**Stated problem:**
Track down every line below that holds "matplotlib" and copy it.

**Dataset extract:**
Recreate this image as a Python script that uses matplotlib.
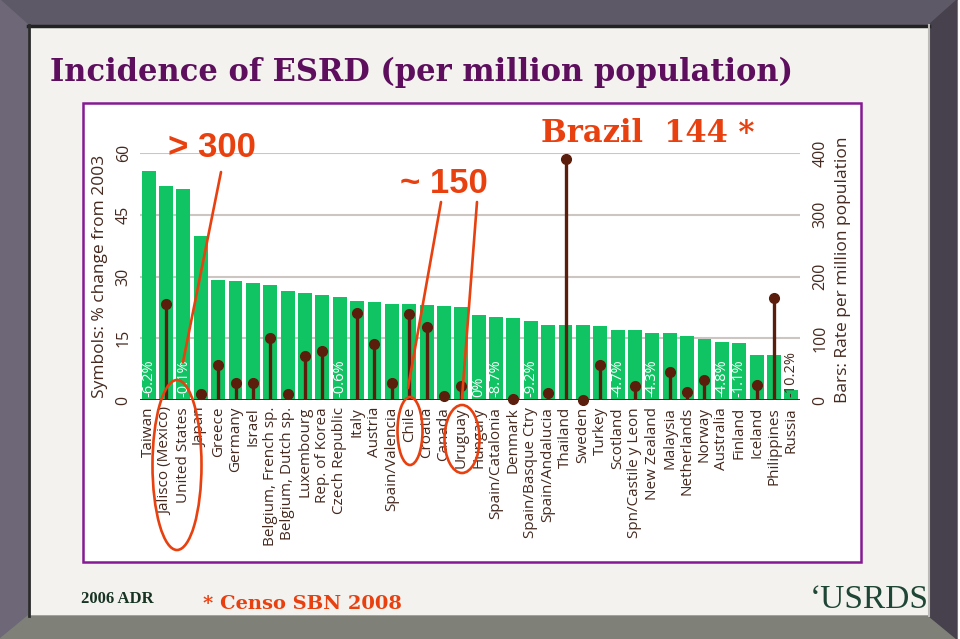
import matplotlib
matplotlib.use("Agg")
import matplotlib.pyplot as plt
from matplotlib.patches import Polygon, Rectangle, Ellipse
import numpy as np

# ---------------- data ----------------
categories = ["Taiwan", "Jalisco (Mexico)", "United States", "Japan", "Greece", "Germany",
              "Israel", "Belgium, French sp.", "Belgium, Dutch sp.", "Luxembourg",
              "Rep. of Korea", "Czech Republic", "Italy", "Austria", "Spain/Valencia",
              "Chile", "Croatia", "Canada", "Uruguay", "Hungary", "Spain/Catalonia",
              "Denmark", "Spain/Basque Ctry", "Spain/Andalucia", "Thailand", "Sweden",
              "Turkey", "Scotland", "Spn/Castile y Leon", "New Zealand", "Malaysia",
              "Netherlands", "Norway", "Australia", "Finland", "Iceland", "Philippines",
              "Russia"]
rate = [371, 346, 342, 265, 194, 193, 190, 186, 176, 173, 170, 166, 160, 158, 156, 156,
        154, 153, 150, 138, 135, 132, 128, 122, 121, 121, 120, 113, 113, 109, 108, 103,
        99, 94, 93, 73, 73, 16]
change = [-6.2, 23.2, -0.1, 1.4, 8.6, 4.1, 4.1, 15.1, 1.5, 10.8, 11.9, -0.6, 21.2, 13.7,
          4.1, 21.0, 17.7, 1.0, 3.4, 0.0, -8.7, 0.2, -9.2, 1.6, 58.6, 0.1, 8.6, -4.7, 3.3,
          -4.3, 6.8, 1.9, 4.9, -4.8, -1.1, 3.6, 24.7, -10.2]
rate_ticks = [0, 100, 200, 300, 400]
change_ticks = [0, 15, 30, 45, 60]

title = "Incidence of ESRD (per million population)"
left_label = "Symbols: % change from 2003"
right_label = "Bars: Rate per million population"

# ---------------- style ----------------
GREEN = "#10c464"
BROWN = "#5b1e0c"
TXT = "#45291f"
RED = "#e8400f"
PURPLE = "#5d0f5e"
W, H = 960, 639

fig = plt.figure(figsize=(9.6, 6.39), dpi=100)
fig.patch.set_facecolor("white")

def fx(p):
    return p / W

def fy(p):
    return 1 - p / H

# background / frame
bg = fig.add_axes([0, 0, 1, 1], zorder=0)
bg.set_xlim(0, W)
bg.set_ylim(H, 0)
bg.axis("off")
bg.add_patch(Rectangle((0, 0), 957, 639, color="#f3f2ef"))
bg.add_patch(Polygon([(0, 0), (957, 0), (929, 25), (28, 25)], closed=True, color="#5e5966"))
bg.add_patch(Polygon([(0, 0), (28, 25), (28, 616), (0, 639)], closed=True, color="#6d6777"))
bg.add_patch(Polygon([(0, 639), (28, 616), (929, 616), (957, 639)], closed=True, color="#7f8179"))
bg.add_patch(Polygon([(957, 0), (929, 25), (929, 616), (957, 639)], closed=True, color="#46414c"))
bg.plot([28, 929], [25.5, 25.5], color="#222222", lw=2.5)
bg.plot([28.5, 28.5], [25, 616], color="#2a2a2a", lw=2.0)
bg.plot([929, 929], [25, 616], color="#bdbbb8", lw=1.5)
bg.add_patch(Rectangle((83, 103), 778, 459, facecolor="white", edgecolor="#851a93", lw=1.8))

# bars axis (right scale)
ax = fig.add_axes([fx(140), fy(400), 660 / W, 247 / H], zorder=2)
ax.patch.set_alpha(0)
xs = np.arange(len(categories))
ax.bar(xs, rate, width=0.8, color=GREEN, zorder=2)
ax.set_xlim(-0.5, len(categories) - 0.5)
ax.set_ylim(0, 400)
ax.grid(axis="y", color="#cdc5c1", lw=1.5)
ax.set_axisbelow(True)
for s in ax.spines.values():
    s.set_visible(False)
ax.set_xticks(xs)
ax.set_xticklabels(categories, rotation=90, fontsize=11, color=TXT, family="Open Sans")
ax.tick_params(axis="x", length=0, pad=5)
ax.axhline(0, color="#3a1c10", lw=2, zorder=3)

# symbols axis (left scale)
ax2 = ax.twinx()
ax2.set_zorder(3)
ax2.patch.set_alpha(0)
ax2.set_ylim(0, 60)
for s in ax2.spines.values():
    s.set_visible(False)

# tick placement (after twinx, which resets sides)
ax.yaxis.tick_right()
ax.set_yticks(rate_ticks)
ax.tick_params(axis="y", length=0, pad=9, labelsize=11.5, labelcolor=TXT)
for lb in ax.get_yticklabels():
    lb.set_rotation(90)
    lb.set_va("center")
    lb.set_family("Open Sans")

ax2.yaxis.tick_left()
ax2.set_yticks(change_ticks)
ax2.tick_params(axis="y", length=0, pad=6, labelsize=11.5, labelcolor=TXT)
for lb in ax2.get_yticklabels():
    lb.set_rotation(90)
    lb.set_va("center")
    lb.set_family("Open Sans")

for i, (v, r) in enumerate(zip(change, rate)):
    if v > 0:
        ax2.vlines(i, 0, v, color=BROWN, lw=2.4, zorder=4)
        ax2.plot(i, v, "o", ms=7, color=BROWN, zorder=5, clip_on=False)
    else:
        ax2.annotate(f"{v:g}%", (i, 0), xytext=(0, 2), textcoords="offset points",
                     rotation=90, ha="center", va="bottom", fontsize=10.5,
                     family="Open Sans", color="white" if r > 60 else TXT, zorder=5)

# overlay
ov = fig.add_axes([0, 0, 1, 1], zorder=10)
ov.set_xlim(0, W)
ov.set_ylim(H, 0)
ov.axis("off")
ov.patch.set_alpha(0)

ov.text(50, 81, title, fontsize=22, fontweight="bold", family="DejaVu Serif",
        color=PURPLE, va="baseline", ha="left")
ov.text(100, 276, left_label, rotation=90, ha="center", va="center",
        fontsize=12.5, color=TXT, family="Open Sans")
ov.text(843, 270, right_label, rotation=90, ha="center", va="center",
        fontsize=12.5, color=TXT, family="Open Sans")

ov.text(168, 157, "> 300", fontsize=25, fontweight="bold", family="Liberation Sans",
        color=RED, va="baseline", ha="left")
ov.text(400, 193, "~ 150", fontsize=25, fontweight="bold", family="Liberation Sans",
        color=RED, va="baseline", ha="left")
ov.text(541, 142, "Brazil  144 *", fontsize=22, fontweight="bold", family="DejaVu Serif",
        color=RED, va="baseline", ha="left")

for (x0, y0, x1, y1) in [(221, 172, 183, 362), (441, 202, 408, 388), (477, 202, 462, 398)]:
    ov.plot([x0, x1], [y0, y1], color=RED, lw=1.9, solid_capstyle="round")
for (cx, cy, w, h) in [(177, 465, 49, 170), (410, 431, 25, 68), (462, 439, 35, 68)]:
    ov.add_patch(Ellipse((cx, cy), w, h, fill=False, edgecolor=RED, lw=1.9))

ov.text(81, 603, "2006 ADR", fontsize=12, fontweight="bold", family="Liberation Serif",
        color="#173322", va="baseline", ha="left")
ov.text(203, 609, "* Censo SBN 2008", fontsize=14, fontweight="bold", family="DejaVu Serif",
        color=RED, va="baseline", ha="left")
ov.text(810, 608, "\u2018USRDS", fontsize=24, family="Liberation Serif",
        color="#1e4535", va="baseline", ha="left")

fig.savefig("out.png", dpi=100)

**The response:**
Recreate this image as a Python script that uses matplotlib.
import matplotlib
matplotlib.use("Agg")
import matplotlib.pyplot as plt
from matplotlib.patches import Polygon, Rectangle, Ellipse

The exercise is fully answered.